Viernes Santo
La Semana Santa de Alcalá se vigoriza de año en año. La magna representación de la Pasión
se desgrana devotamente por sus calles. Media Alcalá se queda y media
Alcalá se marcha a las playas, a los hoteles, a sus chalés de la costa o
la montaña. Y Dios se muere semiolvidado por las calles de Alcalá.
De la Semana Santa
alcalaína guardo recuerdos, pero no es ahora el caso. Guardo una imagen
pétrea de Zamora, de su puente sobre el Duero, espejándose en sus aguas
los hachones y el Crucificado en una noche de luna. Recuerdos guardo
del Valladolid de Gregorio Fernández y de la Murcia
de Salzillo. Los tambores de Teruel me dejaron algo más que su aparente
estrépito, fue una honda conmoción. Sevilla es procesionalmente
abigarrada, y acribillada de saetas se torna pasicorta y eterna. La Semana Santa
española tiene sus detractores. Lo folklórico, dicen, se antepone a la
autenticidad religiosa. No obstante, los sentimientos, si los hay,
ayudan a franquear el muro de la fe. Y Dios se muere todos los años por
las calles de las ciudades de España.
“La muerte de Dios” es una acuñación de Nietzsche. Separaba “la moral de los esclavos” de
“la moral de los señores”. La primera era la norma de conducta de los
sumisos y obedientes, que se debatían entre lo bueno y lo malo, un
concepto trasnochado de la moral occidental que había que arrasar. La
“moral de los señores”, en cambio, era la moral de los vencedores, la
propia del “superhombre”, el que vive como un niño inocente la fuerza de
la vida, es fiel a la tierra y a sus instintos y crea su propia escala
de valores. Pero para que nazca el nuevo hombre, antes debe de morir
Dios. A la luz de este pensamiento, me gustaría que alguien hiciera una
bisección que mostrara todo lo que hay del “superhombre” en los
nacionalismos, secos de libertades, igualdades y solidaridades.
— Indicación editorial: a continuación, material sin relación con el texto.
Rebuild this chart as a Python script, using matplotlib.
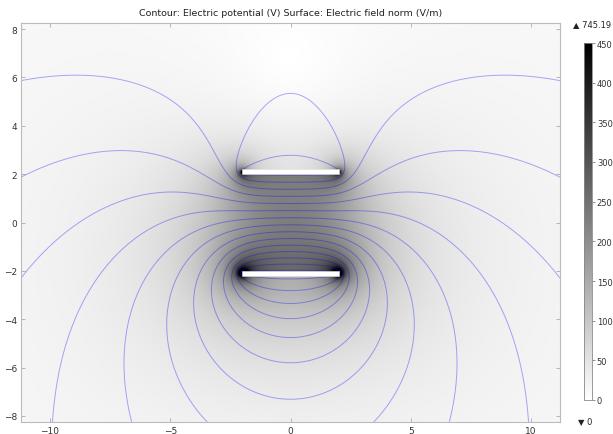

Porque
Dios se muere a chorros en los territorios de este país sin nombre.
La
noticia ha sido la de un niño al que le mandaron en la escuela pintar
su país y pintó a Andalucía toda rodeada de mar como una isla. A los
niños en la escuela les enseñan a ser islas de egoísmo y pintan los
mares del vacío que llevan dentro. Se les hurta la verdad y Dios se
muere en las escuelas del país de la piel de toro.
Una
misma noticia, publicada en dos periódicos, origina un titular y su
valor contrario en el otro. El periodismo nacional ha dimitido hace
tiempo de la objetividad. La opinión, que formalmente sigue teniendo su
espacio acotado, tiñe, sin embargo, la información. No hay certezas ni
convicciones, lo que viste es arrastrarse por un deslizante relativismo
filosófico. Tocados del manto progresista de la tolerancia, se le da
leña al mono de la Iglesia Católica. Y se intenta alcanzar la paz, lo que llaman “el proceso de paz”, cercenando previamente la justicia.
La efeméride de platino de la proclamación de la II República
ha caído en Viernes Santo y no gratuitamente, porque día de viernes
santo es un catorce de abril que se fija por modelo de nuestros días,
fecha-símbolo del período más desgraciado y antidemocrático de toda
nuestra historia y que resucita con su “memoria histórica” los demonios
de una confrontación superada.
Un
sol tibio entra por mi ventana. Es un sol membrillero y lánguido que se
posa sobre los pliegues de una manga de mi camisa y proyecta sombras
que se abaten sobre valles y ensenadas. Dios se muere esta tarde de
viernes santo sobre una manga de mi camisa, en tanto me llega el redoble
acompasado de unos tambores que me reclaman.